Seriously though — this music proves relentlessly devastating and impressive, providing a captivating venture to a state of nearly unmitigated existential turmoil. Although it’s not totally awash with feedback, Ol’ Hatchie Haint is consistently scouringly abrasive, thereby providing a confrontationally personalized edge for the unrest. The vocals, in aptly familiar black metal fashion, sound echoed from across some looming expanse, growing the sense of threat. Vile Haint adeptly balance rhythmic complexity with blistering, flamethrower-like bursts of energy, sending observers metaphysically spiraling. The tension is staggering, and the music’s richly grandiose flair expands that to startling extremes.
It’s dramatic — but very grounded. Vile Haint have got a slew of captivating dynamic shifts across this new record, but generally speaking, they seem to let each new facet of the melee simmer before rushing onward. They move between diverse rhythmic tones with relatively entrancing ease, and each new stretch of sound feels richly developed ahead of any fresh changes. Overall, the group zeroes in upon the destabilizing effects of the fiery energy they’re working with, cultivating nearly constant tension, buttressed by their consistently dizzying tempos.
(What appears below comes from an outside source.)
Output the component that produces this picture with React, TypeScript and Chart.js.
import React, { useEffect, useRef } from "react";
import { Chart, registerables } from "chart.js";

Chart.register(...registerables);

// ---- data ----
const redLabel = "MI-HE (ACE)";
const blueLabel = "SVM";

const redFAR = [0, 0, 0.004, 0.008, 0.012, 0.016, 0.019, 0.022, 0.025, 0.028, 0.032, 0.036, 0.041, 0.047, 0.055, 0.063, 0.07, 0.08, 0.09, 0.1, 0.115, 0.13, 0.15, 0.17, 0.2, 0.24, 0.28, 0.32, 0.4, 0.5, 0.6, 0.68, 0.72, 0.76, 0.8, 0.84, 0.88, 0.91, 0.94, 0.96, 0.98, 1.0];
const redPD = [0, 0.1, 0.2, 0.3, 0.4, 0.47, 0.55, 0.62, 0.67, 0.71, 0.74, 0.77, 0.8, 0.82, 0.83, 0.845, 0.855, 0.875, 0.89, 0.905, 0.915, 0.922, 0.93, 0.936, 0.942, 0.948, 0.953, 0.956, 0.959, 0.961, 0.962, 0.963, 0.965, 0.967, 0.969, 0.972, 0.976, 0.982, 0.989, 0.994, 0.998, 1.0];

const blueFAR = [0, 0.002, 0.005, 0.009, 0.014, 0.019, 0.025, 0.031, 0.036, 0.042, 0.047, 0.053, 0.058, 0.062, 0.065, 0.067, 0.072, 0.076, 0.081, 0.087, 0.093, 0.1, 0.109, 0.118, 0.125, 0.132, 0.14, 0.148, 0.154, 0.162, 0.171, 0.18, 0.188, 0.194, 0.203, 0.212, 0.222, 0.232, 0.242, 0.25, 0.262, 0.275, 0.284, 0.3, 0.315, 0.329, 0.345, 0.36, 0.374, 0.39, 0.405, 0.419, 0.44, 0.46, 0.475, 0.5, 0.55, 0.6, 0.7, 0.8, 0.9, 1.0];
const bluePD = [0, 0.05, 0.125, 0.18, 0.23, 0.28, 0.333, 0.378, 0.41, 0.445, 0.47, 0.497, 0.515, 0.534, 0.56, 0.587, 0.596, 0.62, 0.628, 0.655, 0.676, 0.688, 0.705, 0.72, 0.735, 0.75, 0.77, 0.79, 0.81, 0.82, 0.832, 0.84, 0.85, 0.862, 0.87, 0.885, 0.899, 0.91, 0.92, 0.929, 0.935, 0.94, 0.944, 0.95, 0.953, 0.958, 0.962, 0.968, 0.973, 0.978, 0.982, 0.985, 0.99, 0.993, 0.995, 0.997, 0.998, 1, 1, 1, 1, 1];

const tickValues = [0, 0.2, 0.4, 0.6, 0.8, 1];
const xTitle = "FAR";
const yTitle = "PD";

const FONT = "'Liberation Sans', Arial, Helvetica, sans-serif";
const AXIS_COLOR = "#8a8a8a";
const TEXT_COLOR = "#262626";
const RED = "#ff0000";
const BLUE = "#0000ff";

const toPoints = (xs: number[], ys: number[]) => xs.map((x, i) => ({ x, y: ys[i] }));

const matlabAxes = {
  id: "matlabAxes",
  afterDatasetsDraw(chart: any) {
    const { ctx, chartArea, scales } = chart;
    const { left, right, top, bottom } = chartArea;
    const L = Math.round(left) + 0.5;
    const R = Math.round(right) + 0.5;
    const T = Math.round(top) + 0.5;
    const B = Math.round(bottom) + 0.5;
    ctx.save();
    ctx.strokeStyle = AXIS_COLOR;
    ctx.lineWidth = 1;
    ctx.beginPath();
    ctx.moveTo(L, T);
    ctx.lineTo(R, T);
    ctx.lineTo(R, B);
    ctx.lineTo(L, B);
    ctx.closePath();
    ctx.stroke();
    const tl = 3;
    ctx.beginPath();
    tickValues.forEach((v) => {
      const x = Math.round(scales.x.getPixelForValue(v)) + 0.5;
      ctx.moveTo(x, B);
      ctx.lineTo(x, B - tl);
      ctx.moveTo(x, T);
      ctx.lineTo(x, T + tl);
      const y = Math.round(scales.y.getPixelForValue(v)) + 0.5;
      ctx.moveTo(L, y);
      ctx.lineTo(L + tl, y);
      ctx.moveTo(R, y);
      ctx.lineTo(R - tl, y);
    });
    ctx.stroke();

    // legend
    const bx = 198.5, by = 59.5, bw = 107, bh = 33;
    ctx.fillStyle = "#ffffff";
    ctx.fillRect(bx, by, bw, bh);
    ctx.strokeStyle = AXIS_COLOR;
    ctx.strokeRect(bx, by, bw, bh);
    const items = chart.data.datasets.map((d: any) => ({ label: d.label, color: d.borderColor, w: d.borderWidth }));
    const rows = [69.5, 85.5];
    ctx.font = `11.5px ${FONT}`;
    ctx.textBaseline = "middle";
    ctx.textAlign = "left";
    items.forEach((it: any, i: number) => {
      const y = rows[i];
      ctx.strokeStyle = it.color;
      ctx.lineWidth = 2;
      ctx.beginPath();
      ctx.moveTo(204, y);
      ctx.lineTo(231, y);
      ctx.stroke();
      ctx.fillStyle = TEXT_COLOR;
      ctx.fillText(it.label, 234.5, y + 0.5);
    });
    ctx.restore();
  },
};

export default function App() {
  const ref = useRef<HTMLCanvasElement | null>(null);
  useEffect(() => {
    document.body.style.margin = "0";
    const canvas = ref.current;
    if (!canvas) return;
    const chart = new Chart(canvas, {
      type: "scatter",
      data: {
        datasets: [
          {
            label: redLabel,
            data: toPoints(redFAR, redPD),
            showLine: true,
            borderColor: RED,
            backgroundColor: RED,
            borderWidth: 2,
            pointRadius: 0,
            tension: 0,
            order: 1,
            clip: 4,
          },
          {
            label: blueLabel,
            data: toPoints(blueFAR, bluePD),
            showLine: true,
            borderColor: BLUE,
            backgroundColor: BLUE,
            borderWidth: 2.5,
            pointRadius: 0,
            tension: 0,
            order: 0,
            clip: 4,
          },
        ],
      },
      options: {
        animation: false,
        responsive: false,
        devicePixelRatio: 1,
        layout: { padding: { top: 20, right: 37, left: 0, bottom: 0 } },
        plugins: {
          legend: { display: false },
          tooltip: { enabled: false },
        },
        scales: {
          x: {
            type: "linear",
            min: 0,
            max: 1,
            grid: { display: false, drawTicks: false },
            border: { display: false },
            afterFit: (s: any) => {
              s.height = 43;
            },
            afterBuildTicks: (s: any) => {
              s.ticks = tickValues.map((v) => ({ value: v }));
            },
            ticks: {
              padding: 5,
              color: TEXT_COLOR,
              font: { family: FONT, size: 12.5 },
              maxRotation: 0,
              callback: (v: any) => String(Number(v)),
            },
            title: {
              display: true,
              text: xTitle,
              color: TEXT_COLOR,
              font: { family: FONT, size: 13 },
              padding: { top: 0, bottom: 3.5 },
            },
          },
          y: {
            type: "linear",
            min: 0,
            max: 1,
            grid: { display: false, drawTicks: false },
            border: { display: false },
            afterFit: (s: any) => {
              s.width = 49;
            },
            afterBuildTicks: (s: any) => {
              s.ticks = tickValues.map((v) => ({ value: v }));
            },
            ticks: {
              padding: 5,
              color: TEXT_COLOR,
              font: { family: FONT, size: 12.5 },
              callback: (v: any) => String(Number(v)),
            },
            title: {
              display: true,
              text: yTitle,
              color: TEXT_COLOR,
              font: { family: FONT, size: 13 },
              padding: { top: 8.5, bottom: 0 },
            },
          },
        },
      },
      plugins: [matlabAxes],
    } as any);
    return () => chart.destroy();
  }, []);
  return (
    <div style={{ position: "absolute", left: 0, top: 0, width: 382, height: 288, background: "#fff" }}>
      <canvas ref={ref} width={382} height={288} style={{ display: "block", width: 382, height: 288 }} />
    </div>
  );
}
The music eventually evolves to a point of evoking menacing, inhuman rage, as though a creature is arising from the dirt, brought to life by the reverie-like frenzy reflected across the bulk of the runtime. it’s intense to the point of seeming ritualistic, as though occasionally pushing beyond a ground-level state of being to a place of blissfully free-wheeling furor. A soloing guitar even breaks away from the main onslaught for a bit towards the conclusion of “Giving Wings To Puritanical Satan,” highlighting this more whimisically inclined thread within the music, although any sense of elevation doesn’t last particularly long. Instead, the album remains crushing.
The music is very impactful, whether in terms of the searing guitar tones or the ravaging pace of the performances, and this feels like a defining feature of the album, making the journey seem all-consuming.
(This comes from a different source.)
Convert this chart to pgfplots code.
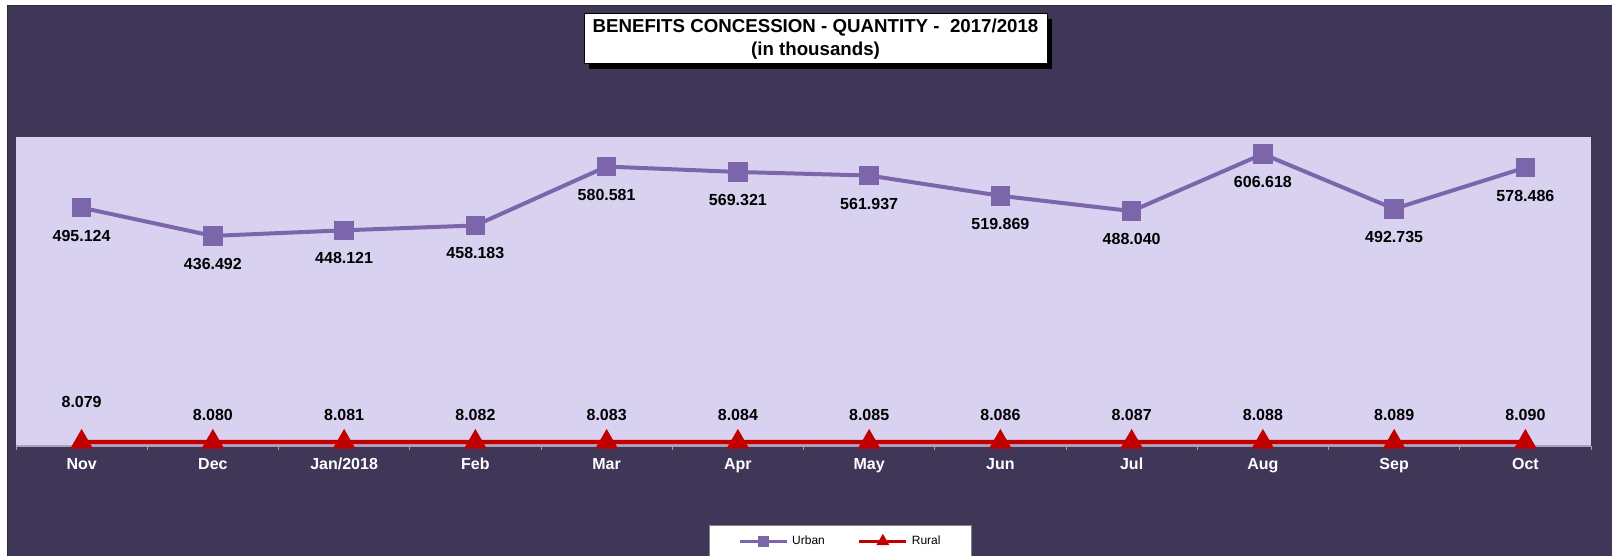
\documentclass[border=0pt]{standalone}
\usepackage{fontspec}
\setmainfont{Liberation Sans}
\usepackage{pgfplots}
\usepackage{pgfplotstable}
\pgfplotsset{compat=1.18}

\definecolor{bgpurple}{HTML}{403658}
\definecolor{plotbg}{HTML}{D9D1F0}
\definecolor{urbancol}{HTML}{7B66AC}
\definecolor{ruralcol}{HTML}{C00000}
\definecolor{axisgray}{HTML}{A8A2BC}
\definecolor{edgedark}{HTML}{2A2A30}

% month, urban, label, rural, label, label offset
\pgfplotstableread{
x urban ulab rural rlab rdy
0 495.124 495.124 8.079 8.079 40
1 436.492 436.492 8.080 8.080 27
2 448.121 448.121 8.081 8.081 27
3 458.183 458.183 8.082 8.082 27
4 580.581 580.581 8.083 8.083 27
5 569.321 569.321 8.084 8.084 27
6 561.937 561.937 8.085 8.085 27
7 519.869 519.869 8.086 8.086 27
8 488.040 488.040 8.087 8.087 27
9 606.618 606.618 8.088 8.088 27
10 492.735 492.735 8.089 8.089 27
11 578.486 578.486 8.090 8.090 27
}\datatable

\newcommand{\lblfont}{\fontsize{16bp}{18bp}\selectfont\bfseries}

\begin{document}
\begin{tikzpicture}[x=1bp,y=1bp]
\useasboundingbox (0,0) rectangle (1612,556);
\fill[white] (0,0) rectangle (1612,556);
\fill[bgpurple] (7,0) rectangle (1612,550);
\draw[edgedark, line width=1.5bp] (7.5,0) -- (7.5,550.5) -- (1612,550.5);

% title box with shadow
\fill[black] (589,487) rectangle (1052,537);
\draw[black, line width=1bp, fill=white] (584,492) rectangle (1047,542);
\node[align=center, font=\fontsize{18.7bp}{23bp}\selectfont\bfseries] at (815.5,517)
  {BENEFITS CONCESSION - QUANTITY -\ \ 2017/2018\\(in thousands)};

\begin{axis}[
  at={(16bp,110bp)}, anchor=south west,
  scale only axis, width=1575bp, height=309bp,
  xmin=-0.5, xmax=11.5, ymin=0, ymax=642,
  enlargelimits=false, clip=false,
  axis background/.style={fill=plotbg},
  axis x line*=bottom, axis y line=none,
  x axis line style={draw=axisgray, line width=1.5bp},
  xtick={0,...,11},
  xticklabels={Nov,Dec,Jan/2018,Feb,Mar,Apr,May,Jun,Jul,Aug,Sep,Oct},
  major tick length=0pt,
  minor xtick={-0.5,0.5,...,11.5},
  minor tick length=4bp, tick align=outside,
  minor tick style={draw=axisgray, line width=1bp},
  ytick=\empty,
  xticklabel style={font=\lblfont, text=white, anchor=base, yshift=-23.5bp},
  point meta=explicit symbolic,
  nodes near coords,
  nodes near coords align={center},
  every node near coord/.append style={font=\lblfont, text=black},
  legend columns=2,
  legend style={at={(0.44,-0.2557)}, anchor=north west, draw=gray, fill=white,
    font=\fontsize{12bp}{14bp}\selectfont, inner xsep=29bp, inner ysep=9bp,
    /tikz/every odd column/.append style={column sep=2bp},
    /tikz/every even column/.append style={column sep=31bp}},
]
\addplot[color=urbancol, line width=4bp, mark=square*, mark size=7.8bp,
  mark options={draw=none, fill=urbancol},
  every node near coord/.append style={yshift=-28bp},
  legend image code/.code={\draw[line width=3bp, mark size=4bp, mark repeat=2, mark phase=2]
    plot coordinates {(0bp,0bp) (23.5bp,0bp) (47bp,0bp)};}]
  table[x=x, y=urban, meta=ulab] {\datatable};
\addlegendentry{Urban}
\addplot[color=ruralcol, line width=4.5bp, mark=triangle*, mark size=8.7bp,
  mark options={draw=none, fill=ruralcol},
  visualization depends on={\thisrow{rdy} \as \rdy},
  every node near coord/.append style={yshift=\rdy},
  legend image code/.code={\draw[line width=3bp, mark size=4.5bp, mark repeat=2, mark phase=2]
    plot coordinates {(0bp,0bp) (23.5bp,0bp) (47bp,0bp)};}]
  table[x=x, y=rural, meta=rlab] {\datatable};
\addlegendentry{Rural}
\end{axis}
\end{tikzpicture}
\end{document}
Unsettling apparent organ tones float through a swirling haze of noisy atmosphere on the album’s opening track, “Scorched Sermon Of The Worthless And Forgotten,” as though personally observing what the title suggests in some decrepit, forgotten church. Although the instrumentation is forceful, grimy atmospherics figure prominently in the album’s experience, including on album closer “When The Moons Were Black,” which runs on a plucked acoustic guitar alongside a crackling haze. Other sonic highlights include the emotionally downtrodden tones that surface towards the end of penultimate track “Rural Sorcery In Early America.”
Formidable impact seems particularly apparent by the notably forceful “Giving Wings To Puritanical Satan” — every hit lands like getting suddenly hurled backwards in an instant, with the consistent dynamic shifts adding a sense of an unstoppable inward drive pushing back across debris-strewn fields, like you can’t help but end up back in the chaos. The title track, which appears fifth on the album, features prominent percussion, amplifying the immersive sense of physical impact.
The lurching, dramatically grandiose hits that guide this album along land like an entrancing — and sobering — introduction to a level of exhaustedly energizing and devastating power.
Ol’ Hatchie Haint by Vile Haint is available now via Moonlight Cypress Archetypes.